• What needs to be done
Will you output the lines between the ones holding "What matplotlib code" and "fontsize=12, va='center', color='#222222')", inclusive, exactly as they stand, and only those lines, with the pictures left out?

::::::::

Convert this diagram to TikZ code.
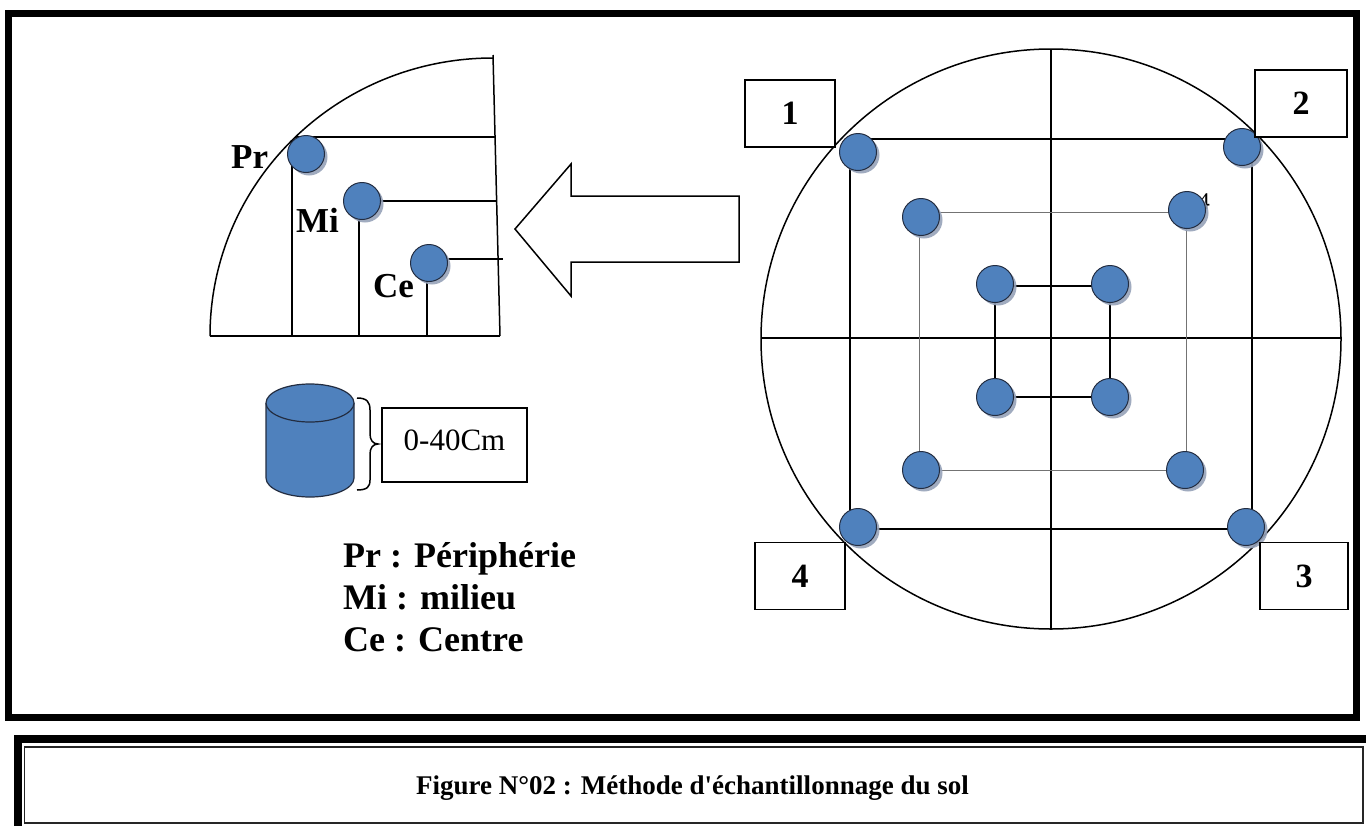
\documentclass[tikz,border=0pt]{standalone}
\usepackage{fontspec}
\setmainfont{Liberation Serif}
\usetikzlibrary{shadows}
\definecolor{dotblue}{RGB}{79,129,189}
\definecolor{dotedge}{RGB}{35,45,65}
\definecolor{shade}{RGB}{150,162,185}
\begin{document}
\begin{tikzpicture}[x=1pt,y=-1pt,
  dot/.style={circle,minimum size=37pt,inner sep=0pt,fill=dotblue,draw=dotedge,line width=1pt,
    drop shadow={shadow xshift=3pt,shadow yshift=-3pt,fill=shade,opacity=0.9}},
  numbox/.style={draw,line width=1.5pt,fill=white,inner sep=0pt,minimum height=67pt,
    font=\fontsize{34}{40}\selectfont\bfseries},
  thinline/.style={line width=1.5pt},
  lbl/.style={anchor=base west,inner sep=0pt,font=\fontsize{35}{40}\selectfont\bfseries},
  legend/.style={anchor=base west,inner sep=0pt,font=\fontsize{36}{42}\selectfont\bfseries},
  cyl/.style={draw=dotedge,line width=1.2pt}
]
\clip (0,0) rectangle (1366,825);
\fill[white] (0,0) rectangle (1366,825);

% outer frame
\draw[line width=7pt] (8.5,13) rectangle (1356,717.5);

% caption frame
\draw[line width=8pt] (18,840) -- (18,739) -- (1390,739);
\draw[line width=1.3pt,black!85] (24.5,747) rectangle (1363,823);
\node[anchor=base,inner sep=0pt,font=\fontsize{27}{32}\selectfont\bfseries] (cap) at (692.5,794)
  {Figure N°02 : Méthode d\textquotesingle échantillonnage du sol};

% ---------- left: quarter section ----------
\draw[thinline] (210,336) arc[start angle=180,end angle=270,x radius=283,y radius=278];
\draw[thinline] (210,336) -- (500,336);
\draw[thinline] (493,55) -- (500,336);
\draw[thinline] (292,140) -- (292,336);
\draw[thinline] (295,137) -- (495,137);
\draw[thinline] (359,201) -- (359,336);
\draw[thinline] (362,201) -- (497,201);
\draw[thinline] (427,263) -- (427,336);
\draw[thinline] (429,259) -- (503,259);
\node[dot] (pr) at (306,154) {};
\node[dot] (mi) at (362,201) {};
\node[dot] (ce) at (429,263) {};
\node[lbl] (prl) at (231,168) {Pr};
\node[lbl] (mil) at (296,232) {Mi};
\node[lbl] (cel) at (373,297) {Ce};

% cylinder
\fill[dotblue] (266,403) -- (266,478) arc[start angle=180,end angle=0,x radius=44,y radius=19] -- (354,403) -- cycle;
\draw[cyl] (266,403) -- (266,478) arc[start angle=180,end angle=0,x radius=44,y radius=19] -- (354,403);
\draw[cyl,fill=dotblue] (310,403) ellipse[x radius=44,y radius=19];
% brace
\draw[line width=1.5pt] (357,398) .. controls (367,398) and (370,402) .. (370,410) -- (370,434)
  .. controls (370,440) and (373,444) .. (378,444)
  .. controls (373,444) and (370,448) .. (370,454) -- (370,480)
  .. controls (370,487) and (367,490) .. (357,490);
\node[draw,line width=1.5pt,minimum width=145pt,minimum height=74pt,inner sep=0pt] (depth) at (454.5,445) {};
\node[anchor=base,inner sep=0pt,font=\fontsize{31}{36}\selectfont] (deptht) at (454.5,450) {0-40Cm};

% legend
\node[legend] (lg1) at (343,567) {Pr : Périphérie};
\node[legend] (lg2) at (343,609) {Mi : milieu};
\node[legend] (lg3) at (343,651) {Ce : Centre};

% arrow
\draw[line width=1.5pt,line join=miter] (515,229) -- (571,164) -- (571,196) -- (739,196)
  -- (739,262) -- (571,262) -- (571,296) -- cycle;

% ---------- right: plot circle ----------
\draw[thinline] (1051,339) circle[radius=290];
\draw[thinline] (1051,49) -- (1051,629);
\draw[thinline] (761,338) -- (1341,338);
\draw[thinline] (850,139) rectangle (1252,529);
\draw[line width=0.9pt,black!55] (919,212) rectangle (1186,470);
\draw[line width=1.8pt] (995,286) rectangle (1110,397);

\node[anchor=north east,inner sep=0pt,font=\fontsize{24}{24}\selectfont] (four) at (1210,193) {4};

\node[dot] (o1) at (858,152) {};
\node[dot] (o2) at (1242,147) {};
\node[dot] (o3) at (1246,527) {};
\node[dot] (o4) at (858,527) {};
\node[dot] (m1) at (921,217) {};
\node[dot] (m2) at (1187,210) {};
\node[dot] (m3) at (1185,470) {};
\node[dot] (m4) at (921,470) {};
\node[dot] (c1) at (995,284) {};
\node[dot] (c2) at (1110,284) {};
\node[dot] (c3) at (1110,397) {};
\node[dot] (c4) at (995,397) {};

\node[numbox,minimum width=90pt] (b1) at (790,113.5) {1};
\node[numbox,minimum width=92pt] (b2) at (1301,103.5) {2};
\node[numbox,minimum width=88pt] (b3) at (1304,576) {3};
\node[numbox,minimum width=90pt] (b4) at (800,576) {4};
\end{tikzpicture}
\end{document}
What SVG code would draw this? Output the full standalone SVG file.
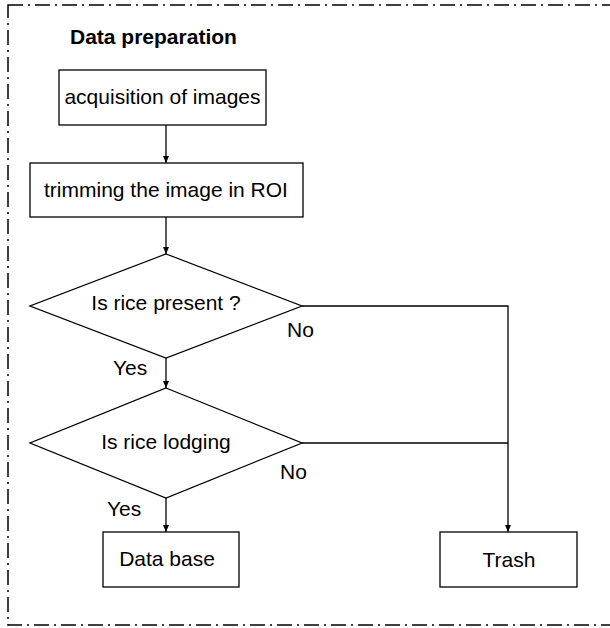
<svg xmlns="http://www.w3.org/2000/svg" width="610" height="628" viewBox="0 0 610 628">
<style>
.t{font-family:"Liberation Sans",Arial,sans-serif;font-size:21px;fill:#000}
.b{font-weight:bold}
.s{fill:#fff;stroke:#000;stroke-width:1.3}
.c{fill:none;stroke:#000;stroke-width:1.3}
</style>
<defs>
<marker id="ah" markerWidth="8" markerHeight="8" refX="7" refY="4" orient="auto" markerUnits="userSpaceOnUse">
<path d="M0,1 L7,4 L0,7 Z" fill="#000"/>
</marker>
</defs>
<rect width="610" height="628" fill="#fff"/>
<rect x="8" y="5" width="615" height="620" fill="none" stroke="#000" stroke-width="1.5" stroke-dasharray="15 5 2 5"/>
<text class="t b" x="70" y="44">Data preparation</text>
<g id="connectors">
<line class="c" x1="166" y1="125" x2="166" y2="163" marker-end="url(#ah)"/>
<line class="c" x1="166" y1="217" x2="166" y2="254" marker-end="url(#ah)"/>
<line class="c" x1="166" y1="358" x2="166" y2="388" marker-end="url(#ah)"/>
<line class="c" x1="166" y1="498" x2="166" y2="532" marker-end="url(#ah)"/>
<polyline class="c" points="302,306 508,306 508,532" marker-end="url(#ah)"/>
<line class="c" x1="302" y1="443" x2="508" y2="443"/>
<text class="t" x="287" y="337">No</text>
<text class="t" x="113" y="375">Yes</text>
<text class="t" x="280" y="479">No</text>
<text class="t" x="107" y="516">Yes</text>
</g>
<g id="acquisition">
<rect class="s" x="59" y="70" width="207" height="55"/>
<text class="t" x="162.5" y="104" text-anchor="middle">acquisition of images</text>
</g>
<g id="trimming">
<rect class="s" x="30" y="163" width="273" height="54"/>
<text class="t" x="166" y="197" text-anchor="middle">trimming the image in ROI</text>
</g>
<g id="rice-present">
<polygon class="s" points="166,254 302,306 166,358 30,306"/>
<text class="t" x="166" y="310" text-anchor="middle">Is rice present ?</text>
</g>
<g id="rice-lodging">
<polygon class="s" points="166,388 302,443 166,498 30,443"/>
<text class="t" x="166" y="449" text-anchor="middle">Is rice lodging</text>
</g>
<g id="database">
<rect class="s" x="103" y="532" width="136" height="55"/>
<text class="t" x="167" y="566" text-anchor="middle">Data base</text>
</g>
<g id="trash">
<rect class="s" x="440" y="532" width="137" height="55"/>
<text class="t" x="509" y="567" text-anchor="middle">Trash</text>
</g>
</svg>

::::::::

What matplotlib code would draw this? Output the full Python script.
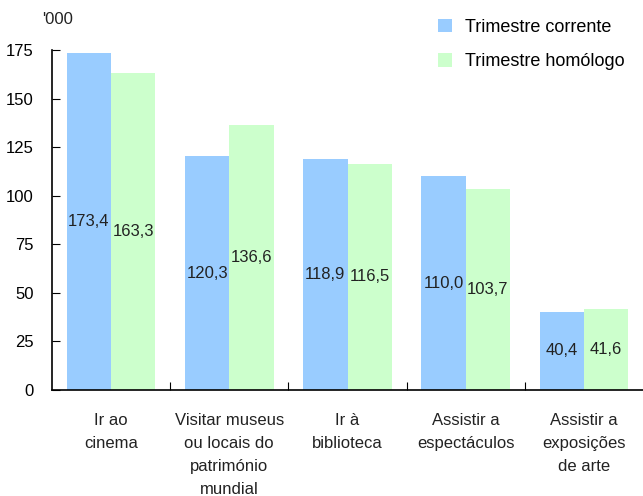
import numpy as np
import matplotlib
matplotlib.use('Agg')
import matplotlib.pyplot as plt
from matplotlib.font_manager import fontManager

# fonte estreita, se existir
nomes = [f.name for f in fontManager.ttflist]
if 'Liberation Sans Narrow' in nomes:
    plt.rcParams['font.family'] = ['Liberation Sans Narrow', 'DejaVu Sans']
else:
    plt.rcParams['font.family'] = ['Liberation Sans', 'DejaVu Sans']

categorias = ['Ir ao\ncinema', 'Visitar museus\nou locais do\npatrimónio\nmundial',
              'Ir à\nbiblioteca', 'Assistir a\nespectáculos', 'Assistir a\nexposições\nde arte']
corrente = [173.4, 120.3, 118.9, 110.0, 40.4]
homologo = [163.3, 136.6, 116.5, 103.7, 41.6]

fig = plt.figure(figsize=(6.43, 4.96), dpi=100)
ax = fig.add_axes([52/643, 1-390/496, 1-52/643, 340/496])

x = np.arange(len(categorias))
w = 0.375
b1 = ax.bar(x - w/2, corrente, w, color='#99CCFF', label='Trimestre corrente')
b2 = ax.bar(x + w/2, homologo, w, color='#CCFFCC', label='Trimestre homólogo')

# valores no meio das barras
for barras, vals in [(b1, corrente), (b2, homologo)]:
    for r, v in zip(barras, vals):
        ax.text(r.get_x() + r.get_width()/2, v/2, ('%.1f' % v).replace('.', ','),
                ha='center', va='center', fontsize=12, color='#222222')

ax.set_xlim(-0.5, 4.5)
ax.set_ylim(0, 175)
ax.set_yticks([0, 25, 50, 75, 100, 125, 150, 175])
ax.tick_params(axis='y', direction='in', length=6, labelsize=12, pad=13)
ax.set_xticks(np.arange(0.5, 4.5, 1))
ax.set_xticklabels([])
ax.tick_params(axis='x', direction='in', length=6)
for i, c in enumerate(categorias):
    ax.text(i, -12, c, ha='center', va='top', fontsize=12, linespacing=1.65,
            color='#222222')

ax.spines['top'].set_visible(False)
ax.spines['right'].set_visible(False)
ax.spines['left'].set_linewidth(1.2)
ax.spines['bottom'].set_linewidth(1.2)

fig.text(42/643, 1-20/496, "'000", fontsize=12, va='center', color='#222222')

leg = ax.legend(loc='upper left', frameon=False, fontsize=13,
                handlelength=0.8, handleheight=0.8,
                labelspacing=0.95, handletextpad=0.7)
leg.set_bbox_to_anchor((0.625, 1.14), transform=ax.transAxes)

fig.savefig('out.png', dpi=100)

::::::::

• Exercise answer
What matplotlib code would draw this? Output the full Python script.
import numpy as np
import matplotlib
matplotlib.use('Agg')
import matplotlib.pyplot as plt
from matplotlib.font_manager import fontManager

# fonte estreita, se existir
nomes = [f.name for f in fontManager.ttflist]
if 'Liberation Sans Narrow' in nomes:
    plt.rcParams['font.family'] = ['Liberation Sans Narrow', 'DejaVu Sans']
else:
    plt.rcParams['font.family'] = ['Liberation Sans', 'DejaVu Sans']

categorias = ['Ir ao\ncinema', 'Visitar museus\nou locais do\npatrimónio\nmundial',
              'Ir à\nbiblioteca', 'Assistir a\nespectáculos', 'Assistir a\nexposições\nde arte']
corrente = [173.4, 120.3, 118.9, 110.0, 40.4]
homologo = [163.3, 136.6, 116.5, 103.7, 41.6]

fig = plt.figure(figsize=(6.43, 4.96), dpi=100)
ax = fig.add_axes([52/643, 1-390/496, 1-52/643, 340/496])

x = np.arange(len(categorias))
w = 0.375
b1 = ax.bar(x - w/2, corrente, w, color='#99CCFF', label='Trimestre corrente')
b2 = ax.bar(x + w/2, homologo, w, color='#CCFFCC', label='Trimestre homólogo')

# valores no meio das barras
for barras, vals in [(b1, corrente), (b2, homologo)]:
    for r, v in zip(barras, vals):
        ax.text(r.get_x() + r.get_width()/2, v/2, ('%.1f' % v).replace('.', ','),
                ha='center', va='center', fontsize=12, color='#222222')

ax.set_xlim(-0.5, 4.5)
ax.set_ylim(0, 175)
ax.set_yticks([0, 25, 50, 75, 100, 125, 150, 175])
ax.tick_params(axis='y', direction='in', length=6, labelsize=12, pad=13)
ax.set_xticks(np.arange(0.5, 4.5, 1))
ax.set_xticklabels([])
ax.tick_params(axis='x', direction='in', length=6)
for i, c in enumerate(categorias):
    ax.text(i, -12, c, ha='center', va='top', fontsize=12, linespacing=1.65,
            color='#222222')

ax.spines['top'].set_visible(False)
ax.spines['right'].set_visible(False)
ax.spines['left'].set_linewidth(1.2)
ax.spines['bottom'].set_linewidth(1.2)

fig.text(42/643, 1-20/496, "'000", fontsize=12, va='center', color='#222222')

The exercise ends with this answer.